#### MATERIAL:
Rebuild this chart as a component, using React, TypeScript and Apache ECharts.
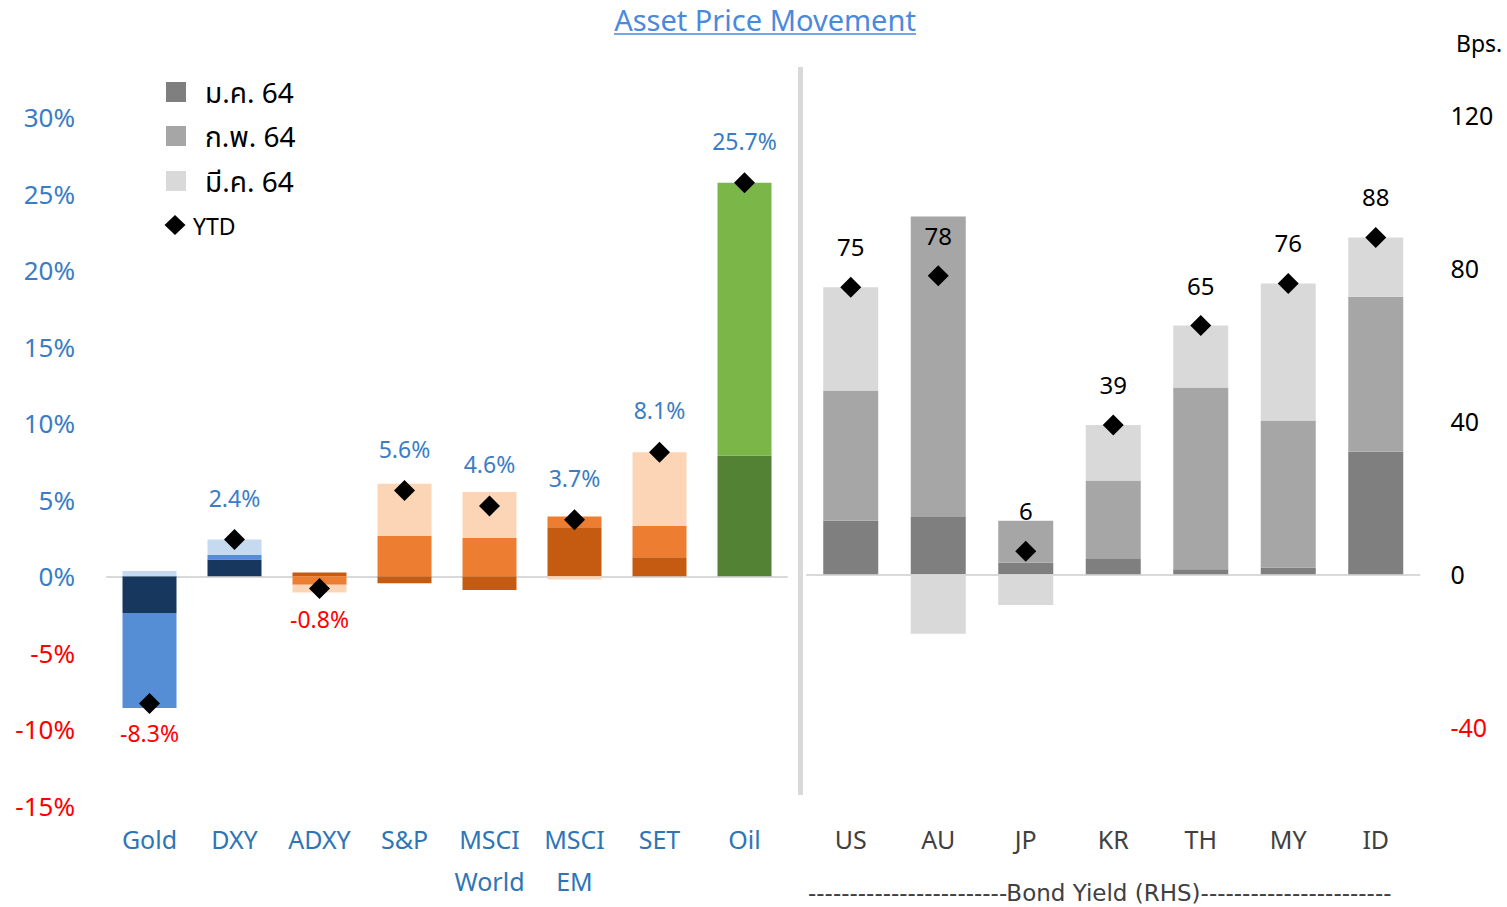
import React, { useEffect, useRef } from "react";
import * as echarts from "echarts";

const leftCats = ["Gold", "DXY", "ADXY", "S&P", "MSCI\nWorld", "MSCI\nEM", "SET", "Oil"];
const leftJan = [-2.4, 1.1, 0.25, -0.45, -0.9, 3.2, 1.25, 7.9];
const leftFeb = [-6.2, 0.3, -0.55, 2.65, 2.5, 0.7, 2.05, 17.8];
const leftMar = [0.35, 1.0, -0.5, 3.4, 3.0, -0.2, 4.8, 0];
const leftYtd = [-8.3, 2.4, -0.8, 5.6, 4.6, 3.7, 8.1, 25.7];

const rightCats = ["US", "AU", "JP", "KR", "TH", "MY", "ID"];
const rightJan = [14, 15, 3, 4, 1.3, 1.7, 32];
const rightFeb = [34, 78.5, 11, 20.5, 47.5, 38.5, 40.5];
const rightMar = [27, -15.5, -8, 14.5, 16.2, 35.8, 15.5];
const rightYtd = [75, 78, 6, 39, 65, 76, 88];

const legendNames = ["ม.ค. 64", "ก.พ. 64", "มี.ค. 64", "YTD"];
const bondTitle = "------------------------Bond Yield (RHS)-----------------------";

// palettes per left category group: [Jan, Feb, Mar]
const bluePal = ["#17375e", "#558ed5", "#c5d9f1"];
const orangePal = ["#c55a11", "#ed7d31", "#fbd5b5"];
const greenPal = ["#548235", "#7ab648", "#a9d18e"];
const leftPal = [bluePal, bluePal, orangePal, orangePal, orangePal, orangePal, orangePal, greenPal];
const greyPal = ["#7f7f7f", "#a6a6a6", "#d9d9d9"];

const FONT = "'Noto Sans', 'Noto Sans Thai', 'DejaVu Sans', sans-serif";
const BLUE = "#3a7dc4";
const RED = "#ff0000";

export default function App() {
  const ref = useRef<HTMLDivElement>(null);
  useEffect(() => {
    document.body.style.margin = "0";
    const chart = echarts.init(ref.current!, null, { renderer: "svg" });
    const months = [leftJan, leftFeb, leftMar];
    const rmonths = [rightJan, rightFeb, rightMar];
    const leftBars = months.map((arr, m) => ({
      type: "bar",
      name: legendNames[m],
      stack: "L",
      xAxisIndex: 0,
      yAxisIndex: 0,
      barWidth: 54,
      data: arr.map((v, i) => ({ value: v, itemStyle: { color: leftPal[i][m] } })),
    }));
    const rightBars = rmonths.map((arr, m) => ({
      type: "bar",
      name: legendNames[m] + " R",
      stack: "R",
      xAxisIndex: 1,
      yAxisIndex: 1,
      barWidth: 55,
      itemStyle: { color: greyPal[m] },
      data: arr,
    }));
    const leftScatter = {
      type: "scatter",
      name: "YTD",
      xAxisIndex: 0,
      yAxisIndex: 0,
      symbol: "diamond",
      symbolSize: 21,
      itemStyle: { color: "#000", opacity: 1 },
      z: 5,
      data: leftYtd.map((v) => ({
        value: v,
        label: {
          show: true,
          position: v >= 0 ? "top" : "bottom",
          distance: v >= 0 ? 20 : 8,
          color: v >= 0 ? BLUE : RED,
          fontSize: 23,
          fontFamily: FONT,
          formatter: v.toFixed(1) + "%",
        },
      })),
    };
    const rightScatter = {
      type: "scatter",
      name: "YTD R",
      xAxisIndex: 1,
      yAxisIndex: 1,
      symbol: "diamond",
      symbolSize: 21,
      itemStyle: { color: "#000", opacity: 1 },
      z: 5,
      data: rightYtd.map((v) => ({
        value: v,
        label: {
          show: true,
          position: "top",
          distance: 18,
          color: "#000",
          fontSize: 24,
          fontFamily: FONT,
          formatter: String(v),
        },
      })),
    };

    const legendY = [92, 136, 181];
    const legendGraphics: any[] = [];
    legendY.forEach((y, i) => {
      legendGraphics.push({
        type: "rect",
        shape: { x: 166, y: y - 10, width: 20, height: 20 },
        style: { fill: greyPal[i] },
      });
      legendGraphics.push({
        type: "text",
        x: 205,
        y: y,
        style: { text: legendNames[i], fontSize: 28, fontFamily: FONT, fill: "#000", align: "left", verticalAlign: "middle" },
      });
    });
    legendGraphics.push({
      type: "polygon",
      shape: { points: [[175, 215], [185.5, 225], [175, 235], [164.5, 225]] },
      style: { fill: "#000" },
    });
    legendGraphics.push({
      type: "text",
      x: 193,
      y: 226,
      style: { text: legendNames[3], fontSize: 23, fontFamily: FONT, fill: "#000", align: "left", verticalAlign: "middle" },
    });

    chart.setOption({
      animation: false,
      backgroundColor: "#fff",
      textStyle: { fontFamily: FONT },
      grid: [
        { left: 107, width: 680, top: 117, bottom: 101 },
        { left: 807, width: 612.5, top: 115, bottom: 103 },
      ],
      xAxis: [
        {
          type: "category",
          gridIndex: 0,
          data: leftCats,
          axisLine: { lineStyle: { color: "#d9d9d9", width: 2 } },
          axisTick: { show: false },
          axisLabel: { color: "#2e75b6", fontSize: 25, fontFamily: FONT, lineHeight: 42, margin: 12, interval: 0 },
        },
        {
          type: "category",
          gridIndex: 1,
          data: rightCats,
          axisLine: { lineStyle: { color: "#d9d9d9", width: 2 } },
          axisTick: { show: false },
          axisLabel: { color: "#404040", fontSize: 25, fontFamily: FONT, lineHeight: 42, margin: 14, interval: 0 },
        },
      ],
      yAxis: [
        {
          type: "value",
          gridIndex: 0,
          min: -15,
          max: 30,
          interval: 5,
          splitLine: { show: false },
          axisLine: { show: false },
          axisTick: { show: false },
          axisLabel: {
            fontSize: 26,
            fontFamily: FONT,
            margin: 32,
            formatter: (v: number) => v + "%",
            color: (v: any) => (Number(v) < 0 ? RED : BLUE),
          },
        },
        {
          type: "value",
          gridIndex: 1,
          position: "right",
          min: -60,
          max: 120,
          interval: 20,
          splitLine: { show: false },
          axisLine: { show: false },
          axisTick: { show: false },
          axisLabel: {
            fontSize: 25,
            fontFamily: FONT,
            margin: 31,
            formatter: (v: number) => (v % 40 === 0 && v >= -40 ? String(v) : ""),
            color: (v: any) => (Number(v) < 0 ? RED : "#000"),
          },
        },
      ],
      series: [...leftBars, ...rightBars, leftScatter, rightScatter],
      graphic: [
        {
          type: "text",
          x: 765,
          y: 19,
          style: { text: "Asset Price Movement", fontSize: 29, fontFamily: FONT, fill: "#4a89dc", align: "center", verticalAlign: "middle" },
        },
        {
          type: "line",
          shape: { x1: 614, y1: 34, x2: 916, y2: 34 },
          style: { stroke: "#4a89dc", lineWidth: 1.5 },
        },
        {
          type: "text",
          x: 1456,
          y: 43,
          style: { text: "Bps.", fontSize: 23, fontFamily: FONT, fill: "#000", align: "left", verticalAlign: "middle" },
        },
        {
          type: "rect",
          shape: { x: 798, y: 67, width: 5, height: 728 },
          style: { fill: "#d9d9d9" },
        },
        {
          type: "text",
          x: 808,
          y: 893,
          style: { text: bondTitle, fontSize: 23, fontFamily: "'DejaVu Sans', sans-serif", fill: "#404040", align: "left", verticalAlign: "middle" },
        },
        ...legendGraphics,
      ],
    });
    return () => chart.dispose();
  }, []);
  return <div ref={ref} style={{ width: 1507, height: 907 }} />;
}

#### TASK BRIEF:
Transcribe all the data word for word; the images stay out.

#### ANSWER BELOW:
Rebuild this chart as a component, using React, TypeScript and Apache ECharts.
import React, { useEffect, useRef } from "react";
import * as echarts from "echarts";

const leftCats = ["Gold", "DXY", "ADXY", "S&P", "MSCI\nWorld", "MSCI\nEM", "SET", "Oil"];
const leftJan = [-2.4, 1.1, 0.25, -0.45, -0.9, 3.2, 1.25, 7.9];
const leftFeb = [-6.2, 0.3, -0.55, 2.65, 2.5, 0.7, 2.05, 17.8];
const leftMar = [0.35, 1.0, -0.5, 3.4, 3.0, -0.2, 4.8, 0];
const leftYtd = [-8.3, 2.4, -0.8, 5.6, 4.6, 3.7, 8.1, 25.7];

const rightCats = ["US", "AU", "JP", "KR", "TH", "MY", "ID"];
const rightJan = [14, 15, 3, 4, 1.3, 1.7, 32];
const rightFeb = [34, 78.5, 11, 20.5, 47.5, 38.5, 40.5];
const rightMar = [27, -15.5, -8, 14.5, 16.2, 35.8, 15.5];
const rightYtd = [75, 78, 6, 39, 65, 76, 88];

const legendNames = ["ม.ค. 64", "ก.พ. 64", "มี.ค. 64", "YTD"];
const bondTitle = "------------------------Bond Yield (RHS)-----------------------";

// palettes per left category group: [Jan, Feb, Mar]
const bluePal = ["#17375e", "#558ed5", "#c5d9f1"];
const orangePal = ["#c55a11", "#ed7d31", "#fbd5b5"];
const greenPal = ["#548235", "#7ab648", "#a9d18e"];
const leftPal = [bluePal, bluePal, orangePal, orangePal, orangePal, orangePal, orangePal, greenPal];
const greyPal = ["#7f7f7f", "#a6a6a6", "#d9d9d9"];

const FONT = "'Noto Sans', 'Noto Sans Thai', 'DejaVu Sans', sans-serif";
const BLUE = "#3a7dc4";
const RED = "#ff0000";

export default function App() {
  const ref = useRef<HTMLDivElement>(null);
  useEffect(() => {
    document.body.style.margin = "0";
    const chart = echarts.init(ref.current!, null, { renderer: "svg" });
    const months = [leftJan, leftFeb, leftMar];
    const rmonths = [rightJan, rightFeb, rightMar];
    const leftBars = months.map((arr, m) => ({
      type: "bar",
      name: legendNames[m],
      stack: "L",
      xAxisIndex: 0,
      yAxisIndex: 0,
      barWidth: 54,
      data: arr.map((v, i) => ({ value: v, itemStyle: { color: leftPal[i][m] } })),
    }));
    const rightBars = rmonths.map((arr, m) => ({
      type: "bar",
      name: legendNames[m] + " R",
      stack: "R",
      xAxisIndex: 1,
      yAxisIndex: 1,
      barWidth: 55,
      itemStyle: { color: greyPal[m] },
      data: arr,
    }));
    const leftScatter = {
      type: "scatter",
      name: "YTD",
      xAxisIndex: 0,
      yAxisIndex: 0,
      symbol: "diamond",
      symbolSize: 21,
      itemStyle: { color: "#000", opacity: 1 },
      z: 5,
      data: leftYtd.map((v) => ({
        value: v,
        label: {
          show: true,
          position: v >= 0 ? "top" : "bottom",
          distance: v >= 0 ? 20 : 8,
          color: v >= 0 ? BLUE : RED,
          fontSize: 23,
          fontFamily: FONT,
          formatter: v.toFixed(1) + "%",
        },
      })),
    };
    const rightScatter = {
      type: "scatter",
      name: "YTD R",
      xAxisIndex: 1,
      yAxisIndex: 1,
      symbol: "diamond",
      symbolSize: 21,
      itemStyle: { color: "#000", opacity: 1 },
      z: 5,
      data: rightYtd.map((v) => ({
        value: v,
        label: {
          show: true,
          position: "top",
          distance: 18,
          color: "#000",
          fontSize: 24,
          fontFamily: FONT,
          formatter: String(v),
        },
      })),
    };

    const legendY = [92, 136, 181];
    const legendGraphics: any[] = [];
    legendY.forEach((y, i) => {
      legendGraphics.push({
        type: "rect",
        shape: { x: 166, y: y - 10, width: 20, height: 20 },
        style: { fill: greyPal[i] },
      });
      legendGraphics.push({
        type: "text",
        x: 205,
        y: y,
        style: { text: legendNames[i], fontSize: 28, fontFamily: FONT, fill: "#000", align: "left", verticalAlign: "middle" },
      });
    });
    legendGraphics.push({
      type: "polygon",
      shape: { points: [[175, 215], [185.5, 225], [175, 235], [164.5, 225]] },
      style: { fill: "#000" },
    });
    legendGraphics.push({
      type: "text",
      x: 193,
      y: 226,
      style: { text: legendNames[3], fontSize: 23, fontFamily: FONT, fill: "#000", align: "left", verticalAlign: "middle" },
    });

    chart.setOption({
      animation: false,
      backgroundColor: "#fff",
      textStyle: { fontFamily: FONT },
      grid: [
        { left: 107, width: 680, top: 117, bottom: 101 },
        { left: 807, width: 612.5, top: 115, bottom: 103 },
      ],
      xAxis: [
        {
          type: "category",
          gridIndex: 0,
          data: leftCats,
          axisLine: { lineStyle: { color: "#d9d9d9", width: 2 } },
          axisTick: { show: false },
          axisLabel: { color: "#2e75b6", fontSize: 25, fontFamily: FONT, lineHeight: 42, margin: 12, interval: 0 },
        },
        {
          type: "category",
          gridIndex: 1,
          data: rightCats,
          axisLine: { lineStyle: { color: "#d9d9d9", width: 2 } },
          axisTick: { show: false },
          axisLabel: { color: "#404040", fontSize: 25, fontFamily: FONT, lineHeight: 42, margin: 14, interval: 0 },
        },
      ],
      yAxis: [
        {
          type: "value",
          gridIndex: 0,
          min: -15,
          max: 30,
          interval: 5,
          splitLine: { show: false },
          axisLine: { show: false },
          axisTick: { show: false },
          axisLabel: {
            fontSize: 26,
            fontFamily: FONT,
            margin: 32,
            formatter: (v: number) => v + "%",
            color: (v: any) => (Number(v) < 0 ? RED : BLUE),
          },
        },
        {
          type: "value",
          gridIndex: 1,
          position: "right",
          min: -60,
          max: 120,
          interval: 20,
          splitLine: { show: false },
          axisLine: { show: false },
          axisTick: { show: false },
          axisLabel: {
            fontSize: 25,
            fontFamily: FONT,
            margin: 31,
            formatter: (v: number) => (v % 40 === 0 && v >= -40 ? String(v) : ""),
            color: (v: any) => (Number(v) < 0 ? RED : "#000"),
          },
        },
      ],
      series: [...leftBars, ...rightBars, leftScatter, rightScatter],
      graphic: [
        {
          type: "text",
          x: 765,
          y: 19,
          style: { text: "Asset Price Movement", fontSize: 29, fontFamily: FONT, fill: "#4a89dc", align: "center", verticalAlign: "middle" },
        },
        {
          type: "line",
          shape: { x1: 614, y1: 34, x2: 916, y2: 34 },
          style: { stroke: "#4a89dc", lineWidth: 1.5 },
        },
        {
          type: "text",
          x: 1456,
          y: 43,
          style: { text: "Bps.", fontSize: 23, fontFamily: FONT, fill: "#000", align: "left", verticalAlign: "middle" },
        },
        {
          type: "rect",
          shape: { x: 798, y: 67, width: 5, height: 728 },
          style: { fill: "#d9d9d9" },
        },
        {
          type: "text",
          x: 808,
          y: 893,
          style: { text: bondTitle, fontSize: 23, fontFamily: "'DejaVu Sans', sans-serif", fill: "#404040", align: "left", verticalAlign: "middle" },
        },
        ...legendGraphics,
      ],
    });
    return () => chart.dispose();
  }, []);
  return <div ref={ref} style={{ width: 1507, height: 907 }} />;
}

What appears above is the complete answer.